→ Short problem: Print exactly the lines below between the line containing "Output the Python" and the line containing "from matplotlib.ticker import MultipleLocator", counting both of those lines. Leave pictures out.
☆ ☆ ☆ ☆
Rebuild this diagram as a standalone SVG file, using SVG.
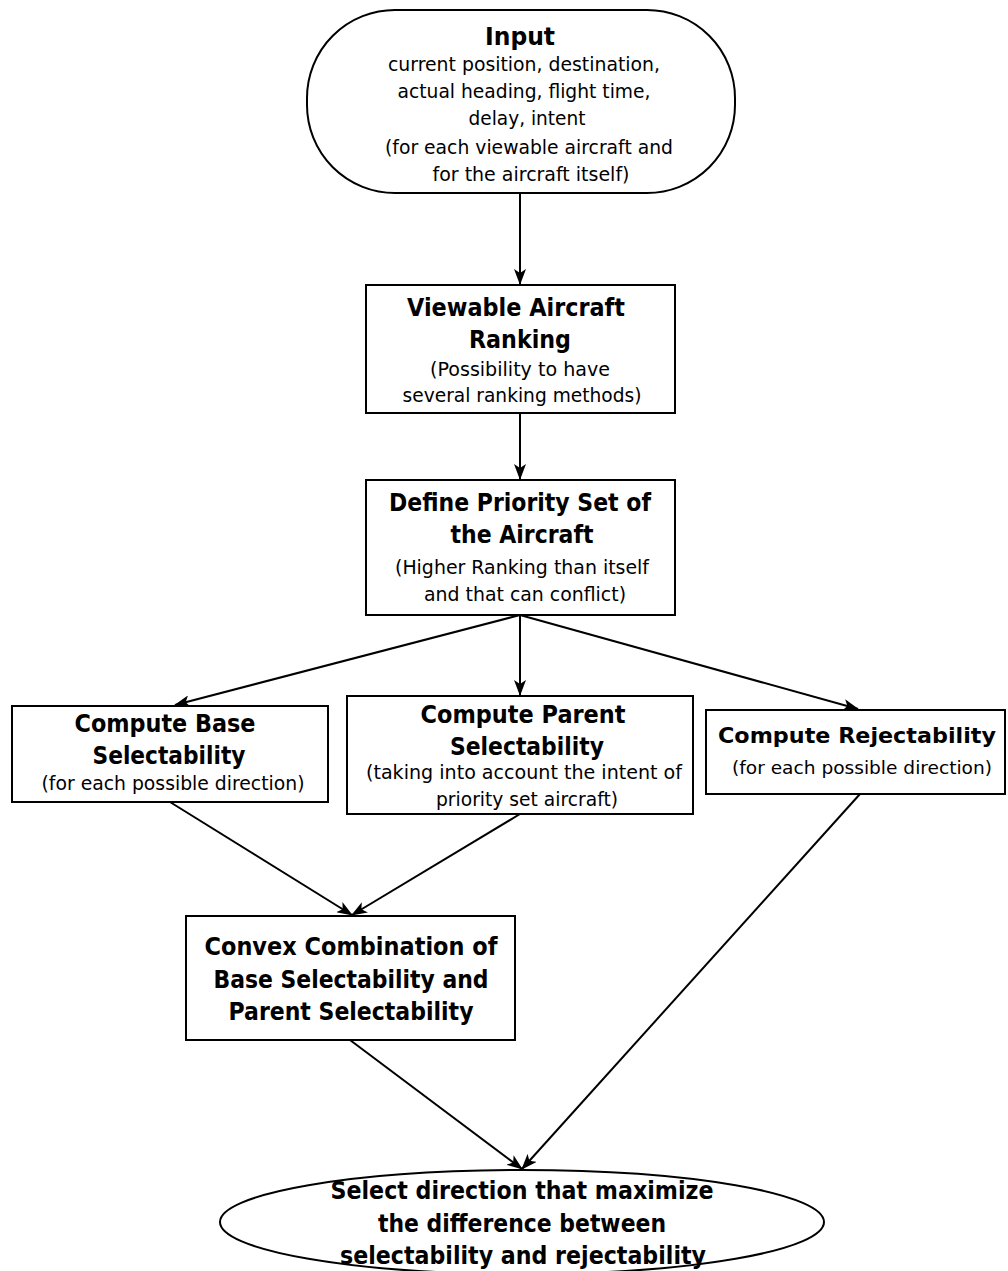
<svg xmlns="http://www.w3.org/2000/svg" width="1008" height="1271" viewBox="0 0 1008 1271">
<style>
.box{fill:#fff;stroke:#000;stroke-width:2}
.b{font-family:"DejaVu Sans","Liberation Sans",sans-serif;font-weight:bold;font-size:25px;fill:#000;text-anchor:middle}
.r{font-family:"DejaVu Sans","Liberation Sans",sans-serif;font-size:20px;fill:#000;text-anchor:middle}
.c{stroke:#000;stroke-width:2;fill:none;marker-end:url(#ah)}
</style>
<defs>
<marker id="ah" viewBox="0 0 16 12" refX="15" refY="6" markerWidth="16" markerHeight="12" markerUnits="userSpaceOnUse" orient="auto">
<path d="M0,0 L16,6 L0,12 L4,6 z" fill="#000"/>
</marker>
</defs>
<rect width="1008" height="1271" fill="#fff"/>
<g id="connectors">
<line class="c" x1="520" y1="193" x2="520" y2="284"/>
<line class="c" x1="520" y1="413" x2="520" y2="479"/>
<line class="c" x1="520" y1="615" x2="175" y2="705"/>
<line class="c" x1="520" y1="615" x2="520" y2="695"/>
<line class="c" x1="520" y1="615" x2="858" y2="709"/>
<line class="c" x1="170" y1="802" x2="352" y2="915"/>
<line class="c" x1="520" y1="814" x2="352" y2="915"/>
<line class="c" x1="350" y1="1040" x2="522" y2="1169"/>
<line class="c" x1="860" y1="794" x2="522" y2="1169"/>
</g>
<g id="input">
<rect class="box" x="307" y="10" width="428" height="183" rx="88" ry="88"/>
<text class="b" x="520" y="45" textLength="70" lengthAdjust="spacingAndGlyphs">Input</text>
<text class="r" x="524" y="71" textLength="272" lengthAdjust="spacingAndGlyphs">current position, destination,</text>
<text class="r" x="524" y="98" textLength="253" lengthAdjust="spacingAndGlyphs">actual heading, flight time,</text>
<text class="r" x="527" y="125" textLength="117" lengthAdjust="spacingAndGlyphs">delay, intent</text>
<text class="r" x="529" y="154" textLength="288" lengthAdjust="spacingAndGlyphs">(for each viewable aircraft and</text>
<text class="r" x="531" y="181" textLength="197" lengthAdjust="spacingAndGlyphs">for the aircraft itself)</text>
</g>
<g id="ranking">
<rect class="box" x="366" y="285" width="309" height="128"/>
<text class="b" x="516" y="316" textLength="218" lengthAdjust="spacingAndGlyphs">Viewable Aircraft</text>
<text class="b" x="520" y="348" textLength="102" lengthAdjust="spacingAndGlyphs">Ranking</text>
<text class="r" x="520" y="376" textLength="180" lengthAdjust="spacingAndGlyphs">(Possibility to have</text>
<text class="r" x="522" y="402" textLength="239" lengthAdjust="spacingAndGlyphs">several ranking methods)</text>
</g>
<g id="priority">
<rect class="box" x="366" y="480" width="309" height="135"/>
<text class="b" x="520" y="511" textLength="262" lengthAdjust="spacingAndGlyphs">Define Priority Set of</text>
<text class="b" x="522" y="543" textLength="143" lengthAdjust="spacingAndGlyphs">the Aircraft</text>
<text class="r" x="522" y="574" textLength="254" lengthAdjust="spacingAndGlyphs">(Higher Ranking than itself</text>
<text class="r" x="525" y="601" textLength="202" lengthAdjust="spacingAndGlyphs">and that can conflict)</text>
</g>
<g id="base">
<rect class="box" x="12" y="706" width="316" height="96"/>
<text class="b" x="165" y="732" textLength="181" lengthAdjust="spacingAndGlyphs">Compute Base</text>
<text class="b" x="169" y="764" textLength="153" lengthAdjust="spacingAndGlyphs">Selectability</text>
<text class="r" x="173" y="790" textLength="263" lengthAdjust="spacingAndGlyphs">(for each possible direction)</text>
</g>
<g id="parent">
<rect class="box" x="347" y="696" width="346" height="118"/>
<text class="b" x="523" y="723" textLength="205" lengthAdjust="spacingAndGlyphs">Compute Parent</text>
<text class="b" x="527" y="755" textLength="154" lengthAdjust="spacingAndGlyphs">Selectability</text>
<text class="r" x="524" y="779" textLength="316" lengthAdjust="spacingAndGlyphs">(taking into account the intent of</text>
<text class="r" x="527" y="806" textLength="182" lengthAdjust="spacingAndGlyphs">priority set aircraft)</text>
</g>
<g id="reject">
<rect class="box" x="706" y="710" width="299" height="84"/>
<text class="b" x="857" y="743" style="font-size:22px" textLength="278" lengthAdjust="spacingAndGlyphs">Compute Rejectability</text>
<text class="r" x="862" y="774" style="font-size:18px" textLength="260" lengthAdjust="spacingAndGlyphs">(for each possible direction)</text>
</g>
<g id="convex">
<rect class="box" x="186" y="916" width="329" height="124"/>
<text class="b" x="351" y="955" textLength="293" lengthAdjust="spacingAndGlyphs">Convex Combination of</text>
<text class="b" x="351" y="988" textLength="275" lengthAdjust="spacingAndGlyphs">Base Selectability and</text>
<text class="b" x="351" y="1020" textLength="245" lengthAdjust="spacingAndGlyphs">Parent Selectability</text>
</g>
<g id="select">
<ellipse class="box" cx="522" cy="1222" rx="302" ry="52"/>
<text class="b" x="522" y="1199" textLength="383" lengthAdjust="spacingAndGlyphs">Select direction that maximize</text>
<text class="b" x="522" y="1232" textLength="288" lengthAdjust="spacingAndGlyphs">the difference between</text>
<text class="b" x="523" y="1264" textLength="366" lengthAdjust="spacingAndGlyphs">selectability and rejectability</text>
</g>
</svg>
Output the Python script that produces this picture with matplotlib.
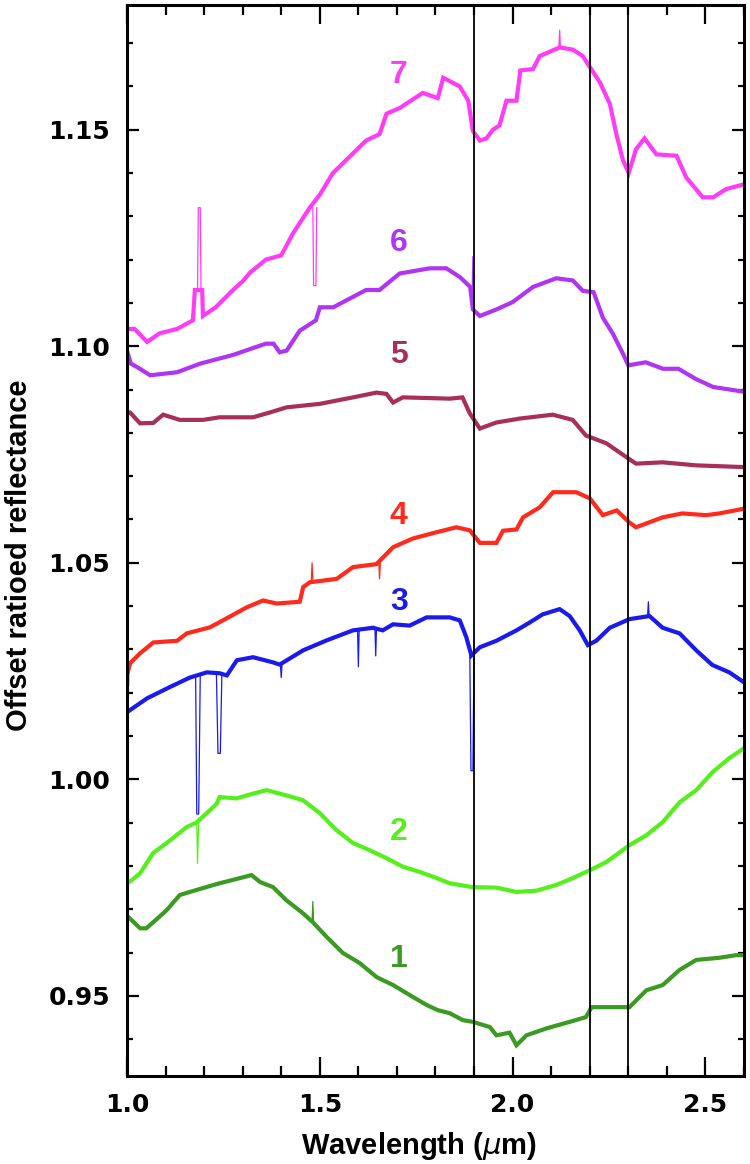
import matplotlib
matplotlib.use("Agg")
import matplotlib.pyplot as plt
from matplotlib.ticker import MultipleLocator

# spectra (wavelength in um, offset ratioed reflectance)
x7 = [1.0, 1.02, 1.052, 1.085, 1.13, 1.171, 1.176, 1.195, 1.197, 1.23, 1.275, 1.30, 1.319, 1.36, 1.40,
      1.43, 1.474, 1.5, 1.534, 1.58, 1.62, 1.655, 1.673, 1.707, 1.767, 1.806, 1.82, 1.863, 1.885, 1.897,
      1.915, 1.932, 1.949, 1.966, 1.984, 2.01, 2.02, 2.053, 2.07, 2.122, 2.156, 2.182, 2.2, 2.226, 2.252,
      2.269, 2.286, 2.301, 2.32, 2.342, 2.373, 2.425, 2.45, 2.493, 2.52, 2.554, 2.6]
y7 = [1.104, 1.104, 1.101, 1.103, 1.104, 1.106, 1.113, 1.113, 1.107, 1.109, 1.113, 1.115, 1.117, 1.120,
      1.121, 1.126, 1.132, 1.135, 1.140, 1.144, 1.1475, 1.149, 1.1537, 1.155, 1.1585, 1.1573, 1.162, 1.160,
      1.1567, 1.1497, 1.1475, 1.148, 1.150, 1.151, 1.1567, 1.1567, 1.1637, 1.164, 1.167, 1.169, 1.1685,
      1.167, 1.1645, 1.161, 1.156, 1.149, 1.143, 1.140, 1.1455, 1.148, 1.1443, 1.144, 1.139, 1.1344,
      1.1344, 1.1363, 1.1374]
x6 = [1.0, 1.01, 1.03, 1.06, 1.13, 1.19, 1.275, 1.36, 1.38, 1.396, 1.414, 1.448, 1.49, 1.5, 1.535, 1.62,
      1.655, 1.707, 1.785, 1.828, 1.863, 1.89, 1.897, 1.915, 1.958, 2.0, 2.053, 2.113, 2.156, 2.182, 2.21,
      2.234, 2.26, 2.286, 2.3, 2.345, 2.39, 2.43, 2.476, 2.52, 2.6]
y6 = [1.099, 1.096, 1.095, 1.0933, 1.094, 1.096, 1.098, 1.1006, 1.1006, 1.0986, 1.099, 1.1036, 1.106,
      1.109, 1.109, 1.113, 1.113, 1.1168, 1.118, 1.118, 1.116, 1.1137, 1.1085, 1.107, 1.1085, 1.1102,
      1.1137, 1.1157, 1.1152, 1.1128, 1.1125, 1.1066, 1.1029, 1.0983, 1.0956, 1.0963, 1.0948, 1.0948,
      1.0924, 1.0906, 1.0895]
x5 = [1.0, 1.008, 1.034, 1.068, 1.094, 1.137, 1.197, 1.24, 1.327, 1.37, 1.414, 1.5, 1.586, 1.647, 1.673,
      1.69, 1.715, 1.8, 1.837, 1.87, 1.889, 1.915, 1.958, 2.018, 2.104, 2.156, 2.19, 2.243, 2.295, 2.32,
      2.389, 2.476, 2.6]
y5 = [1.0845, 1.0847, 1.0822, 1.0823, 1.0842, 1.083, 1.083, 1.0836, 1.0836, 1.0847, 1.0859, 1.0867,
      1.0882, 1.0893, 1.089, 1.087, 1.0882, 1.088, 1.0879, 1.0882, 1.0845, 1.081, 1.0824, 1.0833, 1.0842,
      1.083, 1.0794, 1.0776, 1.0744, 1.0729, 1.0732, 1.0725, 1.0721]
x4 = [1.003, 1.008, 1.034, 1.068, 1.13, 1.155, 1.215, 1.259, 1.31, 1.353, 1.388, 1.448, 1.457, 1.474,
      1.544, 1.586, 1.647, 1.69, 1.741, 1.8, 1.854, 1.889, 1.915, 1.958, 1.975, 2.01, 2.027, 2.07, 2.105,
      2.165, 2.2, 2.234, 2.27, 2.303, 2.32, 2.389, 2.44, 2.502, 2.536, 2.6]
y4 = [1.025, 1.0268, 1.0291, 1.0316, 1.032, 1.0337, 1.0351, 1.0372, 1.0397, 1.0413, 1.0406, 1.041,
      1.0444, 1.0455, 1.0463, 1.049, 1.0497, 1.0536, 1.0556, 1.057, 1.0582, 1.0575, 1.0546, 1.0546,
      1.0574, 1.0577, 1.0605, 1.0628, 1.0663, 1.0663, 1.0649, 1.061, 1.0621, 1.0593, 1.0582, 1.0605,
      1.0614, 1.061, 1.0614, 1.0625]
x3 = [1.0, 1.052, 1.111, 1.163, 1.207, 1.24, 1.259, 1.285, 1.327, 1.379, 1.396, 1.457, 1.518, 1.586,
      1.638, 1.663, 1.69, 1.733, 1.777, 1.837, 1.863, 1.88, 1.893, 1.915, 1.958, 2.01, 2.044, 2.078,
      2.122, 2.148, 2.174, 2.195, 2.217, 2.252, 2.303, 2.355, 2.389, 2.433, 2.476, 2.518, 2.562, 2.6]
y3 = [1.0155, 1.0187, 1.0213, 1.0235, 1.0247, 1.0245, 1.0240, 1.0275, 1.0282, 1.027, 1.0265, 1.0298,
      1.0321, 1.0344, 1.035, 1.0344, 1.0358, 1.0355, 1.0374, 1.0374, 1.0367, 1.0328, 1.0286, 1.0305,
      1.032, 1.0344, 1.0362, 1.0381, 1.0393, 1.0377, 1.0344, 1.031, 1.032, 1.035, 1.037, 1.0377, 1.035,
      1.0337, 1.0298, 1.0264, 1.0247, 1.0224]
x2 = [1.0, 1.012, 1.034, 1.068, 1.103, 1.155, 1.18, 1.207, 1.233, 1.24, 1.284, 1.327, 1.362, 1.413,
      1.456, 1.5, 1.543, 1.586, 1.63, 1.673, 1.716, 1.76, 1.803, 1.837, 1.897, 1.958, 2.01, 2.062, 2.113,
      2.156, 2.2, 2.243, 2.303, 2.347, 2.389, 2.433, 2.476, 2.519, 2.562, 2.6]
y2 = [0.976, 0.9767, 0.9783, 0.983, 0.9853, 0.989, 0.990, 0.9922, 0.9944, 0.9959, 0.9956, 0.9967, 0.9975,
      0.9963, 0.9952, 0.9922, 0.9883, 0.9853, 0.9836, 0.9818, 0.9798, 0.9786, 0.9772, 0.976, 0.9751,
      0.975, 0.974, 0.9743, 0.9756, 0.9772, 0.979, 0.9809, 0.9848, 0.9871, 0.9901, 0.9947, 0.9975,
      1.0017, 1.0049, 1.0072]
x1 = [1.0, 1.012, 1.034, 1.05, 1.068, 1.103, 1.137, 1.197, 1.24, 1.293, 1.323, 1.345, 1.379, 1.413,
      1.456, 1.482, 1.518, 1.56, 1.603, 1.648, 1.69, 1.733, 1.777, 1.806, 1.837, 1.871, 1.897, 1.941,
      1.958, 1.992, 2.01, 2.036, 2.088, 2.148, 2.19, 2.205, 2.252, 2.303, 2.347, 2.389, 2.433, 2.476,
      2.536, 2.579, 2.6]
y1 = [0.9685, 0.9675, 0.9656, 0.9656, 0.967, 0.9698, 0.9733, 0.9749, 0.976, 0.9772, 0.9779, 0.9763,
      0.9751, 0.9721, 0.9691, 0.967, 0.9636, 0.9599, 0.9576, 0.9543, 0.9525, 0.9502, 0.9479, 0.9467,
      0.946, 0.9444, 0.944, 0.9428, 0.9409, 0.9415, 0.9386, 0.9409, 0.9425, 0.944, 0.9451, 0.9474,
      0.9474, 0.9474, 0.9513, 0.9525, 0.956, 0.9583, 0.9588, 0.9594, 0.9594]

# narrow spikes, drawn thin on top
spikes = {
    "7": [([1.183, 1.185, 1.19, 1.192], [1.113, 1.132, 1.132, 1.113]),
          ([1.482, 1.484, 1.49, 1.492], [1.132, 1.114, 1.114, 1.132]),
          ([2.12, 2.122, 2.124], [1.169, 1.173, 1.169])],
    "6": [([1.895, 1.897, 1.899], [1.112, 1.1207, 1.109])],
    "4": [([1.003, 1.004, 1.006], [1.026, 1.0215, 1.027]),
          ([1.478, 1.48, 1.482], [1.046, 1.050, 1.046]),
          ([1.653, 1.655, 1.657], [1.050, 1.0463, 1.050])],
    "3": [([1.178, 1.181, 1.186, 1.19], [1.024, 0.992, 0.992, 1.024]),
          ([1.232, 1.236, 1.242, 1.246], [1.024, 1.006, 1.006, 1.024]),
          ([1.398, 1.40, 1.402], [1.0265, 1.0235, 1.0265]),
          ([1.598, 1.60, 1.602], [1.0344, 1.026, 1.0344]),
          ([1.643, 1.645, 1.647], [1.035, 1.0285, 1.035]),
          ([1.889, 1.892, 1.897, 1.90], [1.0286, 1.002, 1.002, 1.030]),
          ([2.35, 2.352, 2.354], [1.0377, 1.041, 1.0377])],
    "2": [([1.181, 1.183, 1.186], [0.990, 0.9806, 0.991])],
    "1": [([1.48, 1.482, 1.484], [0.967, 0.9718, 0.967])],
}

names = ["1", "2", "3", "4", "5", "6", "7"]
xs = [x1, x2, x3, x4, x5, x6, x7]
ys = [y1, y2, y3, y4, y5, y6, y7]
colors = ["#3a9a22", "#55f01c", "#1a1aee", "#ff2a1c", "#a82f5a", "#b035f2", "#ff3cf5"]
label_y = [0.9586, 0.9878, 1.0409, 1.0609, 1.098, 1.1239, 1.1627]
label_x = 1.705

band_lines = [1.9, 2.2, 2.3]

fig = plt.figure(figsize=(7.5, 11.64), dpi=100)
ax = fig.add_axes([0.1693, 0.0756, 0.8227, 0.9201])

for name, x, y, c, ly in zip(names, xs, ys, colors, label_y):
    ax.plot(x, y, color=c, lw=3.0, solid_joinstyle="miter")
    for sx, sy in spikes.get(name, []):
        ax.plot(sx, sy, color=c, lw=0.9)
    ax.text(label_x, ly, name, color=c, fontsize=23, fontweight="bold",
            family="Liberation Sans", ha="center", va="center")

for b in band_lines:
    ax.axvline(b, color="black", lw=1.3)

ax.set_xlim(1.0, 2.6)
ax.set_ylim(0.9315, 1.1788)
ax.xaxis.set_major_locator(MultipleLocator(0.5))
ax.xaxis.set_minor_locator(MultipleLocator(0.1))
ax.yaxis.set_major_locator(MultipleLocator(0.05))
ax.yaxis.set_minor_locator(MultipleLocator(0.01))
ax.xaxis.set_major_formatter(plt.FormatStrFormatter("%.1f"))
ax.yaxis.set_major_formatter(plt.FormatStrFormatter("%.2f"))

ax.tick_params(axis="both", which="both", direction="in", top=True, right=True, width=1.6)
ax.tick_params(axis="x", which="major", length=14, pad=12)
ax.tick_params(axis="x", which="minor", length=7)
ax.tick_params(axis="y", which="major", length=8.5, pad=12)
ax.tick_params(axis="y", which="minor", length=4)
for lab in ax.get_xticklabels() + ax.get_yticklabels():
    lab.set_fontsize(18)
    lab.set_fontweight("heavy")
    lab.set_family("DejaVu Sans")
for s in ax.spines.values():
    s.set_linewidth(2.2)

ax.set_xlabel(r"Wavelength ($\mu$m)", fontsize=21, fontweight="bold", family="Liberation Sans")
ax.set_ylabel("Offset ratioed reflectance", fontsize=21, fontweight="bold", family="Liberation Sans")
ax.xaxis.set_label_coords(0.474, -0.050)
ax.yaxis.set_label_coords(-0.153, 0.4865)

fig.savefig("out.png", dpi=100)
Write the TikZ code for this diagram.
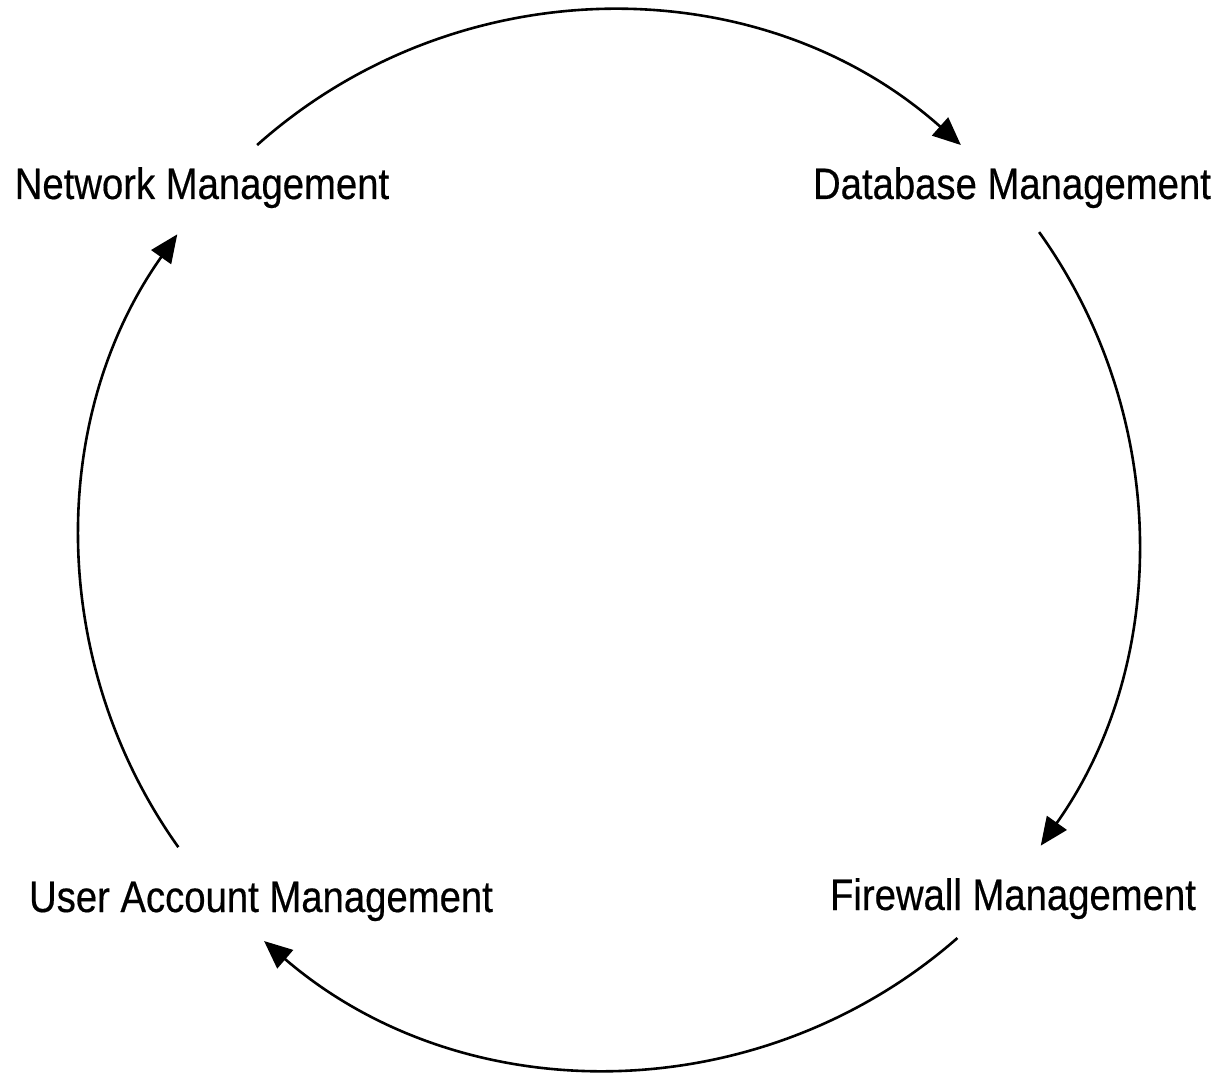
☆ ☆ ☆ ☆
→ Exercise result:
Output the Python script that produces this picture with matplotlib.
import matplotlib
matplotlib.use("Agg")
import matplotlib.pyplot as plt
from matplotlib.ticker import MultipleLocator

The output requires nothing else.